Is it possible that the ever eminent threat of The Soviet Spectre was the ideological fuel that fed the rise of US domination? Now that "they" are gone, can we survive without that impetus?

Feb. 07 2013 01:44 PM
jgarbuz from Queens

As last as 1820 China's output was still some 20% of the world's GDP at that time, so China returning to its traditional role as the major economic power in the world is nothing new. The US is new, not China. China is old. The two or three centuries of China's poverty is just an aberration, as is America's rise to world predominance. We shouldn't lose too much sleep over it. China has plenty of internal problems and is not seeking world military domination.

Feb. 07 2013 01:44 PM

The British demonstrate just how long a nation can preserve the myth of being "Number One". In the the 1960s, the British were still throwing their weight about as if they were the world's greatest something or other. Fortunately, they lacked even the semblance of sufficient power to do anything.

Feb. 07 2013 01:44 PM

I once had an experience of my Indian manager asking me to hire an Indian job candidate over a more qualified and "less expensive" American one.

Thus, I believe that tribalizim is the main reason IT industry is now dominated by ethnic Indians. Otherwise, I would have to believe that Americans are generally uneducated and stupid.

The importation of cheap foreign labor is one aspect of "globalization" and we will see more of it as our government had sneaked major increases for work visa into the "immigration reform" act.

While I understand that globalization had lifted many Indians from poverty, it effectively broke (and/or redefined the composition of) the middle class in this country.

Is it good?

Feb. 07 2013 12:48 PM

china argues that "america had its time to pollute and consume, so how dare they try and tell us not to pollute and buy cars."

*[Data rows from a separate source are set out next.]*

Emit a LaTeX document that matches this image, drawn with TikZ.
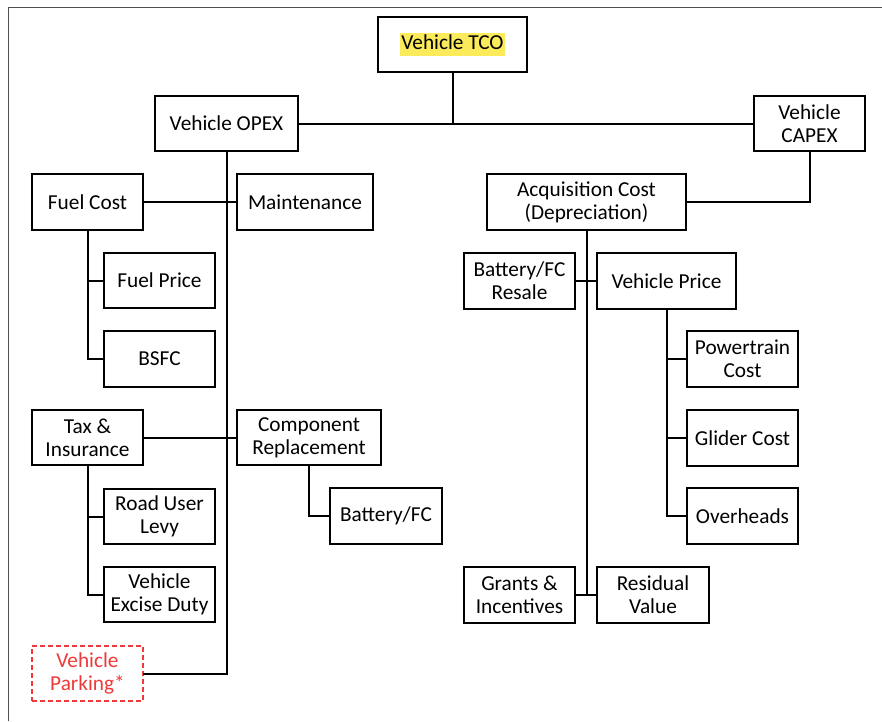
\documentclass[tikz,border=0pt]{standalone}
\usepackage{fontspec}
\setmainfont{Carlito}
\definecolor{hl}{HTML}{FBEB5B}
\definecolor{parkred}{HTML}{EE3A3A}
\definecolor{framegray}{HTML}{505050}
\newcommand\txtsize{\fontsize{21.3}{23}\selectfont}
% box from corner (x1,y1) to (x2,y2), in pixel units with y downward
\newcommand\bx[7][]{%
  \node[box,#1,minimum width={(#5-#3)*1pt},minimum height={(#6-#4)*1pt}]
    (#2) at ({(#3+#5)/2},{(#4+#6)/2}) {#7};}
\tikzset{
  box/.style={draw,line width=2pt,inner sep=0pt,align=center,font=\txtsize},
  link/.style={line width=2pt,line cap=rect},
  parkbox/.style={draw=parkred,text=parkred,dashed,dash pattern=on 5pt off 3pt,line width=1.6pt}
}
\begin{document}
\begin{tikzpicture}[x=1pt,y=-1pt]
\useasboundingbox (0,0) rectangle (882,721);
% outer frame edges
\draw[framegray,line width=1pt] (8,721) -- (8,7) -- (882,7);

% top level
\bx{tco}{378}{17}{527}{72}{\setlength\fboxsep{1.5pt}\colorbox{hl}{\rule[-5pt]{0pt}{19pt}Vehicle TCO}}
\bx{opex}{155}{96}{298}{151}{Vehicle OPEX}
\bx{capex}{754}{96}{865}{151}{Vehicle\\CAPEX}

% OPEX branch
\bx{fuel}{32}{174}{143}{230}{Fuel Cost}
\bx{maint}{237}{174}{373}{230}{Maintenance}
\bx{fprice}{104}{253}{215}{308}{Fuel Price}
\bx{bsfc}{104}{331}{215}{387}{BSFC}
\bx{tax}{32}{410}{143}{465}{Tax \&\\Insurance}
\bx{comp}{237}{410}{381}{465}{Component\\Replacement}
\bx{levy}{104}{489}{215}{544}{Road User\\Levy}
\bx{excise}{104}{567}{215}{622}{Vehicle\\Excise Duty}
\bx{battfc}{330}{488}{442}{544}{Battery/FC}
\bx[parkbox]{park}{32}{646}{143}{701}{Vehicle\\Parking*}

% CAPEX branch
\bx{acq}{487}{174}{686}{230}{Acquisition Cost\\(Depreciation)}
\bx{resale}{464}{253}{575}{309}{Battery/FC\\Resale}
\bx{vprice}{597}{253}{736}{309}{Vehicle Price}
\bx{power}{687}{331}{798}{387}{Powertrain\\Cost}
\bx{glider}{687}{410}{798}{466}{Glider Cost}
\bx{over}{687}{488}{798}{544}{Overheads}
\bx{grants}{464}{567}{575}{623}{Grants \&\\Incentives}
\bx{resid}{597}{567}{709}{623}{Residual\\Value}

% connectors
\draw[link] (tco.south) -- (tco.south |- opex.east);
\draw[link] (opex.east) -- (capex.west);
\draw[link] (opex.south) -- (opex.south |- park.east) -- (park.east);
\draw[link] (fuel.east) -- (maint.west);
\draw[link] (fuel.south) |- (bsfc.west);
\draw[link] (fprice.west) -- (fprice.west -| fuel.south);
\draw[link] (tax.east) -- (comp.west);
\draw[link] (tax.south) |- (excise.west);
\draw[link] (levy.west) -- (levy.west -| tax.south);
\draw[link] (comp.south) |- (battfc.west);

\draw[link] (capex.south) |- (acq.east);
\draw[link] (acq.south) -- (acq.south |- grants.east);
\draw[link] (resale.east) -- (vprice.west);
\draw[link] (grants.east) -- (resid.west);
\draw[link] (vprice.south) |- (over.west);
\draw[link] (power.west) -- (power.west -| vprice.south);
\draw[link] (glider.west) -- (glider.west -| vprice.south);
\end{tikzpicture}
\end{document}
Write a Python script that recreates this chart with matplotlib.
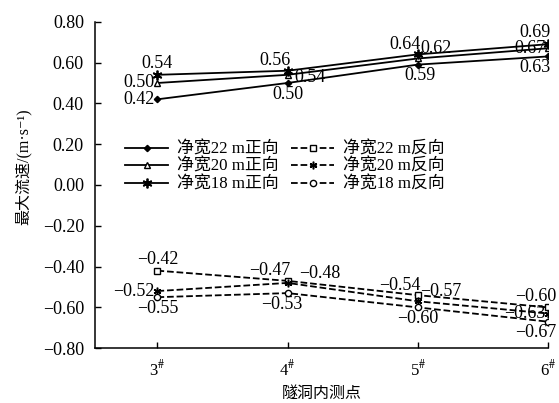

response to their argument, which is heard from chinese leaders and middle class alike? the position is reasserted as if it is a core national value.

Can they not be persuaded to find pride in "leapfrogging" pollution as they have done with other technologies?

You can't very well blog as you're being driven by a self-driving google-car, if you're dead!

Feb. 07 2013 12:40 PM
jgarbuz from Queens

Global trade and industrialization creates "middle classes" but that also means a rapidly widening income gap between the lucky entrepreneural few and the hard toiling many. How is the issue of "widening income gaps" being dealt with in the rising nations such as China, Brazil, India, et al.?

Feb. 07 2013 11:51 AM
George from Brooklyn

If millions are being lifted out of poverty into the middle class, how will this rise affect climate change?

How concerned should we be about China's nationalist tendencies?